Students get high in highrise


Photo Illustration by Carolina Sanchez

According to Mary Oakes, director of Residence Life, students who are found in possession of marijuana in residence halls are required to go through a judicial process that could ban students from living in residence halls.

By Assistant Campus Editor

As at any other college, getting a whiff of marijuana while strolling through the hallways of any Columbia residence building is common, recurring and generally expected.

When students do not effectively air out their rooms, exhale through a dryer sheet or construct a well-planned flow, the resident assistants often put out their spark before they can roll another joint.

Jason Radford, a 2013 art + design alumnus, was caught smoking marijuana in the dorms during his freshman year while he was living in the Residence Center, 731 S. Plymouth Court.

“I had just moved in and I was making good friends with the people across the hall,” Radford said. “We would usually leave the dorms to smoke, but sometimes we would do it inside because it was cold and we were lazy and things like that.”

Radford said RAs knocked on his door because the distinct odor of weed was lingering in the hallway outside his room, where he and 10 other students were smoking. He said the RAs insisted that the students open the door immediately, causing the newbie residents to tweak.

“We got the classic knock on the door and we hid everything,’” Radford said. “It took a few minutes, so they were probably pretty suspicious right off the bat.”

Radford said the RAs searched the room for marijuana and paraphernalia and eventually told the residents to cough up the cannabis. He said the RAs could not physically touch the paraphernalia because of Residence Life restrictions, but they did force him to smash his glass pipe and dispose of it.

Despite the disappointment of having to surrender his piece, Radford said he was relieved that consequences were not harsh.

However, Radford said the punishment was more severe when he was caught a second time. He said he had to meet with a staff member from the Residence Life Office, complete an online course about the effects of marijuana and alcohol and turn in a certificate of completion to Residence Life.

“I thought [the consequences] were kind of a joke compared to how much the RAs used to intimidate us,” Radford said. “They tried to guilt us into not using substances in the dorms just because that meant more work for them.”

Smoking marijuana was a regular pastime for Megan Harrison, a freshman dance major, and her suitemate Shelby Jones, a freshman interactive arts & media major, until they got caught in October by their RAs at the University Center, 525 S. State St.
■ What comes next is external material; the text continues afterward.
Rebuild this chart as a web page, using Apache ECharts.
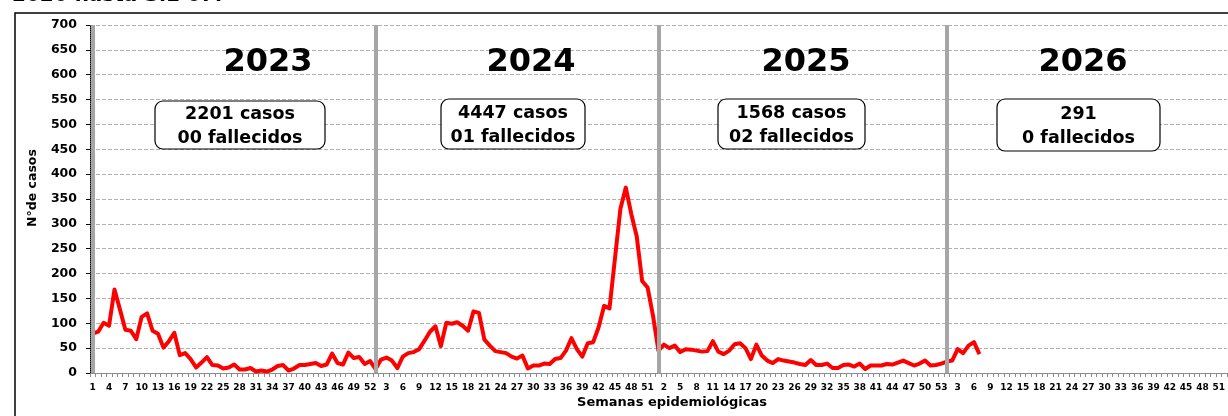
<!DOCTYPE html>
<html>
<head>
<meta charset="utf-8">
<style>
  html, body { margin: 0; padding: 0; background: #fff; }
  #chart { width: 1228px; height: 416px; }
</style>
<script src="https://cdn.jsdelivr.net/npm/echarts@6/dist/echarts.min.js"></script>
</head>
<body>
<div id="chart"></div>
<script>
const years = ['2023', '2024', '2025', '2026']
const weeksPerYear = [52, 52, 53, 52]
const cases2023 = [79, 83, 101, 95, 168, 128, 87, 85, 68, 113, 120, 85, 79, 51, 64, 81, 36, 40, 28, 11, 21, 32, 16, 15, 9, 11, 17, 7, 7, 10, 3, 5, 3, 7, 14, 16, 5, 9, 16, 16, 18, 20, 14, 17, 39, 20, 17, 41, 30, 32, 18, 24]
const cases2024 = [8, 27, 31, 25, 10, 33, 40, 42, 48, 65, 83, 94, 54, 101, 99, 102, 95, 85, 124, 121, 67, 55, 44, 42, 40, 33, 29, 35, 9, 15, 15, 19, 18, 28, 30, 45, 70, 48, 33, 60, 62, 92, 135, 130, 230, 330, 373, 320, 275, 185, 172, 115]
const cases2025 = [45, 57, 50, 55, 42, 48, 47, 45, 43, 44, 64, 43, 38, 45, 58, 60, 50, 28, 57, 35, 25, 20, 28, 25, 23, 21, 18, 16, 26, 16, 16, 19, 10, 10, 16, 17, 13, 19, 8, 15, 15, 15, 18, 17, 21, 25, 20, 15, 19, 25, 15, 16, 19]
const cases2026 = [23, 25, 48, 40, 55, 62, 38]
const totalCases = ['2201 casos', '4447 casos', '1568 casos', '291']
const totalDeaths = ['00 fallecidos', '01 fallecidos', '02 fallecidos', '0 fallecidos']

// one category per epidemiological week, all years in a row
const categories = []
const yearStarts = []
weeksPerYear.forEach((n) => {
  yearStarts.push(categories.length)
  for (let w = 1; w <= n; w++) categories.push(String(w))
})
const values = [].concat(cases2023, cases2024, cases2025, cases2026)
while (values.length < categories.length) values.push(null)

const font = 'DejaVu Sans'
const yearX = [268, 531, 806, 1083]
const boxes = [
  { x: 155, y: 101, w: 170, h: 48 },
  { x: 441, y: 99, w: 144, h: 50 },
  { x: 718, y: 99, w: 147, h: 50 },
  { x: 997, y: 99, w: 163, h: 52 }
]

const graphic = [
  {
    type: 'rect',
    shape: { x: 15, y: 13, width: 1400, height: 600 },
    style: { fill: 'none', stroke: '#000', lineWidth: 1.5 },
    z: 0
  },
  {
    type: 'text',
    left: 12,
    top: -14,
    style: { text: '2026 hasta S.E 07.', fill: '#000', font: 'bold 20px "' + font + '"' }
  },
  {
    type: 'text',
    x: 33,
    y: 188,
    rotation: Math.PI / 2,
    style: {
      text: 'N°de casos', fill: '#000', font: 'bold 12.5px "' + font + '"',
      align: 'center', verticalAlign: 'middle'
    }
  },
  {
    type: 'text',
    x: 672,
    y: 403,
    style: {
      text: 'Semanas epidemiológicas', fill: '#000', font: 'bold 13px "' + font + '"',
      align: 'center', verticalAlign: 'middle'
    }
  }
]
years.forEach((y, i) => {
  graphic.push({
    type: 'text',
    x: yearX[i],
    y: 63,
    z: 10,
    style: { text: y, fill: '#000', font: 'bold 32px "' + font + '"', align: 'center', verticalAlign: 'middle' }
  })
  const b = boxes[i]
  graphic.push({
    type: 'rect',
    z: 10,
    shape: { x: b.x, y: b.y, width: b.w, height: b.h, r: 8 },
    style: { fill: '#fff', stroke: '#000', lineWidth: 1.2 }
  })
  graphic.push({
    type: 'text',
    z: 11,
    x: b.x + b.w / 2,
    y: b.y + b.h / 2 + 1,
    style: {
      text: totalCases[i] + '\n' + totalDeaths[i],
      fill: '#000',
      font: 'bold 17.5px "' + font + '"',
      lineHeight: 24,
      align: 'center',
      verticalAlign: 'middle'
    }
  })
})

const chart = echarts.init(document.getElementById('chart'))
chart.setOption({
  animation: false,
  backgroundColor: '#fff',
  graphic: graphic,
  grid: { left: 90, top: 25, width: 1146.6, height: 348 },
  xAxis: {
    type: 'category',
    data: categories,
    boundaryGap: true,
    axisLine: { lineStyle: { color: '#8c8c8c', width: 1 } },
    axisTick: { show: true, interval: 0, length: 4, lineStyle: { color: '#8c8c8c' } },
    axisLabel: {
      interval: 2,
      margin: 10,
      color: '#000',
      fontFamily: font,
      fontWeight: 'bold',
      fontSize: 9
    },
    splitLine: { show: false }
  },
  yAxis: {
    type: 'value',
    min: 0,
    max: 700,
    interval: 50,
    axisLine: { show: true, lineStyle: { color: '#000', type: 'dotted', width: 1 } },
    axisTick: { show: true, length: 4, lineStyle: { color: '#000' } },
    axisLabel: {
      margin: 13,
      color: '#000',
      fontFamily: font,
      fontWeight: 'bold',
      fontSize: 12.5
    },
    splitLine: { lineStyle: { color: '#b0b0b0', type: [4, 2], width: 1 } }
  },
  series: [
    {
      name: 'separadores',
      type: 'line',
      data: [],
      z: 1,
      silent: true,
      markLine: {
        silent: true,
        symbol: ['none', 'none'],
        label: { show: false },
        lineStyle: { color: '#a6a6a6', width: 4, type: 'solid' },
        data: yearStarts.map((i) => ({ xAxis: i }))
      }
    },
    {
      name: 'casos',
      type: 'line',
      data: values,
      z: 3,
      showSymbol: false,
      symbol: 'none',
      connectNulls: false,
      lineStyle: { color: '#ff0000', width: 4, join: 'round' },
      itemStyle: { color: '#ff0000' }
    }
  ]
})
</script>
</body>
</html>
Harrison said she and Jones were smoking in Jones’ room on a Sunday night. They tried to ventilate the smell of marijuana, but they were unsuccessful.
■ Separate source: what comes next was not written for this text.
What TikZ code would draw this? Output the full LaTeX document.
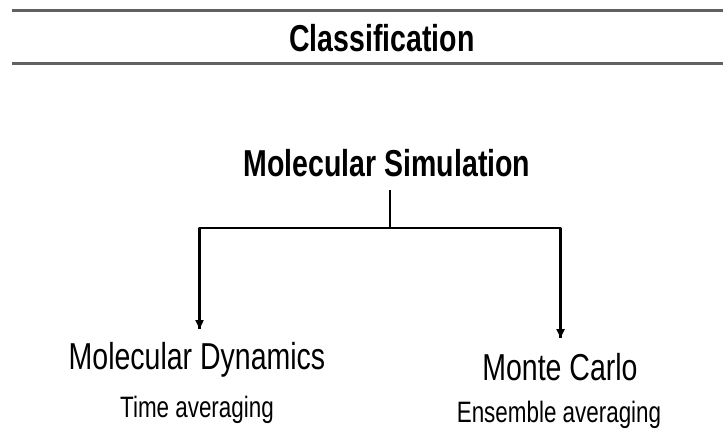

“We got a knock on the door and saw it was an RA,” Harrison said. “Because I answered my door, they wanted to search my room because it smelled like pot.”
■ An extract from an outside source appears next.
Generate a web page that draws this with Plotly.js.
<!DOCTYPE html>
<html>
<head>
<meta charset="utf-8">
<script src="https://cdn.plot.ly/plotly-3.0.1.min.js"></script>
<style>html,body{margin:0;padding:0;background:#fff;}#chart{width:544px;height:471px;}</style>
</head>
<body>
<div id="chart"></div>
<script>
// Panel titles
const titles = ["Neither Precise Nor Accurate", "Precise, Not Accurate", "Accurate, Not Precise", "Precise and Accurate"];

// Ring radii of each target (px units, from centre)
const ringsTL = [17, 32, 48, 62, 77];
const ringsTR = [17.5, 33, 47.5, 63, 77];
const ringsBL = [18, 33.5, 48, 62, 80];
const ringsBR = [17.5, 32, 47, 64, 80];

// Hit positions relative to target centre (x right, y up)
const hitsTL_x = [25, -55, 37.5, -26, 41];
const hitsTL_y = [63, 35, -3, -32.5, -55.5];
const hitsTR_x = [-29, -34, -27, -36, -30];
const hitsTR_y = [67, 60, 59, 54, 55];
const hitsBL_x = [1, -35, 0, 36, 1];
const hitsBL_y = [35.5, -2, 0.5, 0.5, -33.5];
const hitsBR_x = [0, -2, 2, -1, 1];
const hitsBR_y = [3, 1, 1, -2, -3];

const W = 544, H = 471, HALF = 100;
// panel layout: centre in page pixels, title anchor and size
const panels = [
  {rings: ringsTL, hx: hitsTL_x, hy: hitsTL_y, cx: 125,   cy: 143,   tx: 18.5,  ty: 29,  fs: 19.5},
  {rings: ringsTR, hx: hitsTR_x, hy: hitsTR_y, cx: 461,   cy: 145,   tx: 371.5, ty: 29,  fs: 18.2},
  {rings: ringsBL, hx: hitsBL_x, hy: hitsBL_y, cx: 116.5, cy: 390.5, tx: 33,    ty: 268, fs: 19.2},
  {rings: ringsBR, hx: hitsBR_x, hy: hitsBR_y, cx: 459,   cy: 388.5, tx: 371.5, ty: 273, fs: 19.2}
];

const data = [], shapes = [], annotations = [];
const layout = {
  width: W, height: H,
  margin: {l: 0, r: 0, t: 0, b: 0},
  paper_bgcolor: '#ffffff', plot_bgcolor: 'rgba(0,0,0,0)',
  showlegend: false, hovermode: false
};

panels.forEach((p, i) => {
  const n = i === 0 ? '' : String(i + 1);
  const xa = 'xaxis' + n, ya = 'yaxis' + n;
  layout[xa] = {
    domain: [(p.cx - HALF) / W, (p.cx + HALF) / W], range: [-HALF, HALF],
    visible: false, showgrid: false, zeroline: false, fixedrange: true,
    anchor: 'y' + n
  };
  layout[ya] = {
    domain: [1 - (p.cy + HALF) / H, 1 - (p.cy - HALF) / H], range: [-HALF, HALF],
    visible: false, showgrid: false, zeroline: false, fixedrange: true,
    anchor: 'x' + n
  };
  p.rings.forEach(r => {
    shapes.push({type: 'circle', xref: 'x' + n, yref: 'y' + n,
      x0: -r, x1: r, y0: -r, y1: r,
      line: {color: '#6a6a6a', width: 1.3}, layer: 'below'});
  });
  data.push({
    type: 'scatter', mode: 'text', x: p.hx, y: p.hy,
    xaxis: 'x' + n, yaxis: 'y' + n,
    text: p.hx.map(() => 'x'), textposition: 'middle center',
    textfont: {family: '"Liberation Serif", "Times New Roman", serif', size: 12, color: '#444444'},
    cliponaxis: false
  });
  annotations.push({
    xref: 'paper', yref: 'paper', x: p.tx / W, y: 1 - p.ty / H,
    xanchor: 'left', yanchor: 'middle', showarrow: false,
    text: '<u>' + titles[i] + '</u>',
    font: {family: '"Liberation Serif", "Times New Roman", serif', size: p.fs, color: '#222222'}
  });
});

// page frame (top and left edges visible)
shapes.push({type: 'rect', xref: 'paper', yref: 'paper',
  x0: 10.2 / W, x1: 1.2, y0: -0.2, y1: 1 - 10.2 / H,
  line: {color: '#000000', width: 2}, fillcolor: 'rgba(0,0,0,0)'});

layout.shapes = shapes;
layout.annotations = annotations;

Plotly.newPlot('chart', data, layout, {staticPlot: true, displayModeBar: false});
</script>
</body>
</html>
Harrison was forced to let the RAs search her room too, even though she had been smoking in Jones’ room. Harrison said she came forward with her bowl and torch lighter for fear of receiving further consequences if she was caught lying to the RAs.

“When the RAs came, there was no physical weed in [Harrison’s] room,” Jones said. “It was just her bowls and pieces. The weed was in my room, but it didn’t smell … so they searched her room and she was the only one who got caught.”

Despite being put on probation for 15 weeks, Harrison said she did not think the consequences were very harsh because the probation did not remove her resident rights. Harrison said the probation sentence essentially warned that there would be more stringent consequences if she was caught violating the policy again.

Mary Oakes, director of Residence Life, said in an emailed statement to The Chronicle that if students are found in possession of marijuana in the residence halls, they are required to go through a judicial process that determines their consequences. Oakes added that it is possible to be banned from living in or even visiting the residence halls if Residence Life decides it is warranted.

David Keys, coordinator of Residence Life Community Development, did not respond to requests for comment as of press time.

Kelli Collins, associate director of Residence Life, declined to comment on the issue.

According to the 2013 Annual Crime Statistics & Fire Safety Report, there was an 18 percent decrease in the number of drug-related disciplinary referrals from 2011–2012. The report showed that there were 176 referrals in 2011, but the number of referrals dropped to 144 in 2012.

Despite the decrease in reported marijuana usage in residence halls, it remains a trend.